Reactions: Like Like:
1 | Like List reactions


----------



## Zipper730 (May 13, 2020)

HARDLYDANK said:


> Untitled Document
> this article says it was a D3A that crashed in a Macadamia nut grove unless that's not the one you're referring too.


This didn't go down in a nut-grove, it went down in a Heiau (a holy burial ground). It looked like a jungle where that thing came down.


----------



## Hardlydank (May 13, 2020)

In that case, I think it was a B-24J that crashed in 1944. I've seen several references saying that it's a common myth that it was a Zero that crashed there. It went down in Keaiwa Heiau State Recreation Area and there's a trail that goes by where it crashed. Here's a great website about it: This gallery shows the various l


----------



## Zipper730 (May 13, 2020)

HARDLYDANK said:


> I've seen several references saying that it's a common myth that it was a Zero that crashed there.


It might have been a myth that it was a Zero, but I did see a picture of something that crashed there, but I saw little more than the cowling, though what I saw of the forward fuselage, it's paint-job did match something the IJNAS used.

Reactions: Like Like:
1 | Like List reactions


----------



## kalani (Nov 17, 2020)

Zipper730 said:


> There was a Japanese aircraft that crashed on Oahu in the woods. It was near Aiea. I'm curious if anybody knows what plane type it was: Some said it was an A6M, I remember seeing a picture that didn't have the whole aircraft in view, and it didn't look quite like an A6M.

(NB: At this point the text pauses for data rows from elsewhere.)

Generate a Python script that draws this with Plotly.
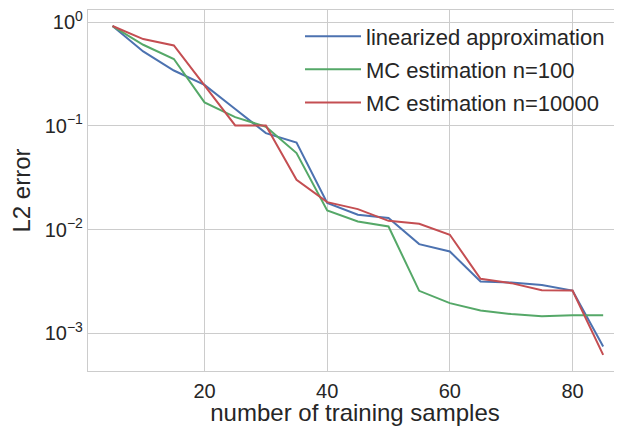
import plotly.graph_objects as go

x = [5, 10, 15, 20, 25, 30, 35, 40, 45, 50, 55, 60, 65, 70, 75, 80, 85]
linearized = [0.915, 0.521, 0.341, 0.248, 0.145, 0.085, 0.069, 0.0180, 0.0139, 0.0129,
              0.00723, 0.00614, 0.00315, 0.00308, 0.00292, 0.00258, 0.000745]
mc_100 = [0.915, 0.604, 0.44, 0.168, 0.121, 0.098, 0.0545, 0.01525, 0.01194, 0.01069,
          0.002564, 0.00195, 0.001656, 0.00153, 0.00146, 0.00149, 0.00149]
mc_10000 = [0.915, 0.685, 0.594, 0.243, 0.1007, 0.1007, 0.0301, 0.01837, 0.01573, 0.01213,
            0.01135, 0.0089, 0.00335, 0.00304, 0.0026, 0.00258, 0.000618]

names = ["linearized approximation", "MC estimation n=100", "MC estimation n=10000"]
colors = ["#4C72B0", "#55A868", "#C44E52"]
ytick_vals = [1, 0.1, 0.01, 0.001]
ytick_text = ["10<sup>0</sup>", "10<sup>−1</sup>", "10<sup>−2</sup>", "10<sup>−3</sup>"]
xtick_vals = [20, 40, 60, 80]

FONT = "Liberation Sans, Arial, sans-serif"
TXT = "#262626"
GRID = "#cccccc"

fig = go.Figure()
for i, (ys, nm, c) in enumerate(zip([linearized, mc_100, mc_10000], names, colors)):
    fig.add_trace(go.Scatter(x=x, y=ys, mode="lines", name=nm, legendgroup=f"g{i}",
                             line=dict(color=c, width=2)))

# page body has an 8px default margin, so the figure is drawn 8px in from the window edge
fig.update_layout(
    width=614, height=418,
    margin=dict(l=80, r=0, t=2, b=55, autoexpand=False),
    paper_bgcolor="white", plot_bgcolor="white",
    font=dict(family=FONT, color=TXT, size=20),
    showlegend=True,
    legend=dict(x=0.397, y=0.985, xanchor="left", yanchor="top",
                bgcolor="rgba(0,0,0,0)", font=dict(size=22, color=TXT),
                traceorder="grouped", tracegroupgap=1.5, itemwidth=56),
)
fig.update_xaxes(
    range=[1, 88.07], tickvals=xtick_vals, ticks="", showgrid=True, automargin=False,
    gridcolor=GRID, gridwidth=1.2, showline=True, linecolor=GRID, linewidth=1.2,
    mirror=True, zeroline=False, tickfont=dict(size=20, color=TXT), ticklabelstandoff=2,
    title=dict(text="number of training samples", font=dict(size=24, color=TXT), standoff=6),
)
fig.update_yaxes(
    type="log", range=[-3.364, 0.116], tickvals=ytick_vals, ticktext=ytick_text,
    ticks="", showgrid=True, gridcolor=GRID, gridwidth=1.2, showline=True, automargin=False,
    linecolor=GRID, linewidth=1.2, mirror=True, zeroline=False,
    tickfont=dict(size=20, color=TXT), ticklabeloverflow="allow",
    title=dict(text="L2 error", font=dict(size=24, color=TXT), standoff=14),
)

fig.write_html("out.html")
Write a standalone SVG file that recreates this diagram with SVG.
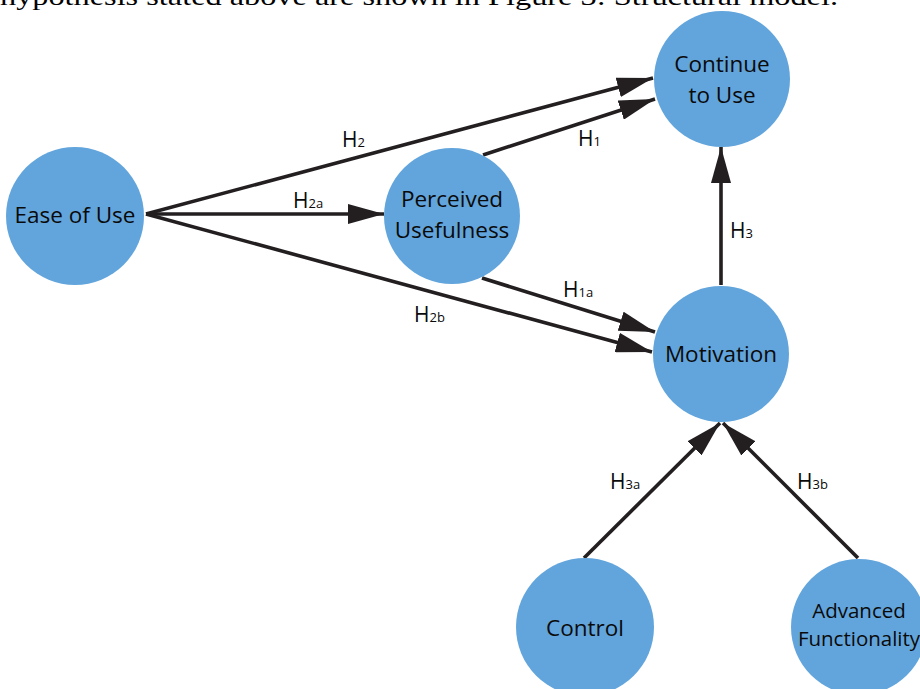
<svg xmlns="http://www.w3.org/2000/svg" width="920" height="689" viewBox="0 0 920 689">
  <defs>
    <marker id="arrow" viewBox="0 0 36 20" refX="36" refY="10" markerWidth="36" markerHeight="20" markerUnits="userSpaceOnUse" orient="auto">
      <path d="M0,0 L36,10 L0,20 Z" fill="#231f20"/>
    </marker>
    <style>
      .node { fill: #62a5dc; }
      .label { font-family: "Open Sans", "Noto Sans", sans-serif; font-size: 22.5px; fill: #0a0a0a; text-anchor: middle; }
      .small { font-size: 20.5px; }
      .edge { stroke: #231f20; stroke-width: 3.6; fill: none; marker-end: url(#arrow); }
      .h { font-family: "Open Sans", "Noto Sans", sans-serif; font-size: 21px; fill: #0a0a0a; }
      .sub { font-size: 13px; }
      .caption { font-family: "Liberation Serif", "Times New Roman", serif; font-size: 25px; fill: #000; }
    </style>
  </defs>

  <rect width="920" height="689" fill="#ffffff"/>

  <!-- running text of the page, clipped by the top edge -->
  <text class="caption" x="0" y="5" textLength="838" lengthAdjust="spacingAndGlyphs">hypothesis stated above are shown in Figure 3: Structural model.</text>

  <!-- connectors -->
  <g id="connectors">
    <line class="edge" x1="146" y1="214" x2="653" y2="78"/>
    <line class="edge" x1="483" y1="155" x2="655" y2="99"/>
    <line class="edge" x1="146" y1="214" x2="384" y2="214"/>
    <line class="edge" x1="146" y1="214" x2="652" y2="352"/>
    <line class="edge" x1="482" y1="278" x2="655" y2="332"/>
    <line class="edge" x1="721" y1="285" x2="721" y2="147"/>
    <line class="edge" x1="584" y1="558" x2="720" y2="423"/>
    <line class="edge" x1="858" y1="558" x2="723" y2="423"/>

    <text class="h" x="342" y="147">H<tspan class="sub">2</tspan></text>
    <text class="h" x="578" y="146">H<tspan class="sub">1</tspan></text>
    <text class="h" x="293" y="208">H<tspan class="sub">2a</tspan></text>
    <text class="h" x="414" y="322">H<tspan class="sub">2b</tspan></text>
    <text class="h" x="563" y="297">H<tspan class="sub">1a</tspan></text>
    <text class="h" x="730" y="238">H<tspan class="sub">3</tspan></text>
    <text class="h" x="610" y="489">H<tspan class="sub">3a</tspan></text>
    <text class="h" x="797" y="489">H<tspan class="sub">3b</tspan></text>
  </g>

  <g id="ease-of-use">
    <circle class="node" cx="75" cy="216" r="69"/>
    <text class="label" x="75" y="223">Ease of Use</text>
  </g>

  <g id="perceived-usefulness">
    <circle class="node" cx="452" cy="216" r="68"/>
    <text class="label" x="452" y="207">Perceived</text>
    <text class="label" x="452" y="238">Usefulness</text>
  </g>

  <g id="continue-to-use">
    <circle class="node" cx="722" cy="79" r="68"/>
    <text class="label" x="722" y="72">Continue</text>
    <text class="label" x="722" y="103">to Use</text>
  </g>

  <g id="motivation">
    <circle class="node" cx="721" cy="354" r="68"/>
    <text class="label" x="721" y="362">Motivation</text>
  </g>

  <g id="control">
    <circle class="node" cx="585" cy="627" r="69"/>
    <text class="label" x="585" y="636">Control</text>
  </g>

  <g id="advanced-functionality">
    <circle class="node" cx="859" cy="627" r="68"/>
    <text class="label small" x="859" y="618">Advanced</text>
    <text class="label small" x="859" y="646">Functionality</text>
  </g>
</svg>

A/c in question is like a Aichi D3A1 "Val" from the Hiryu. In Hawaii every time some sees a plane wreck, it's always... "a Zero" Just a habit of Hawaii's history.

Reactions: Like Like:
1 | Like List reactions


----------



## kalani (Nov 17, 2020)

buffnut453 said:


> Weren't all Japanese aircraft Zeros?
> 
> Sorry...couldn't resist.


Quite right, see post


----------



## kalani (Nov 19, 2020)

Zipper730 said:


> This didn't go down in a nut-grove, it went down in a Heiau (a holy burial ground). It looked like a jungle where that thing came down.


Incorrect, it most certainly did not crash into the Keaiwa Heiau at Aiea. In the Aiea area there are numerous wrecks, most well known is Kimble's B-24J, located on the Aiea Loop Trail. Not so well known are the C-47, the Regulus, and the Volvo. If the wreck is Japanese, it isn't even in Aiea.


----------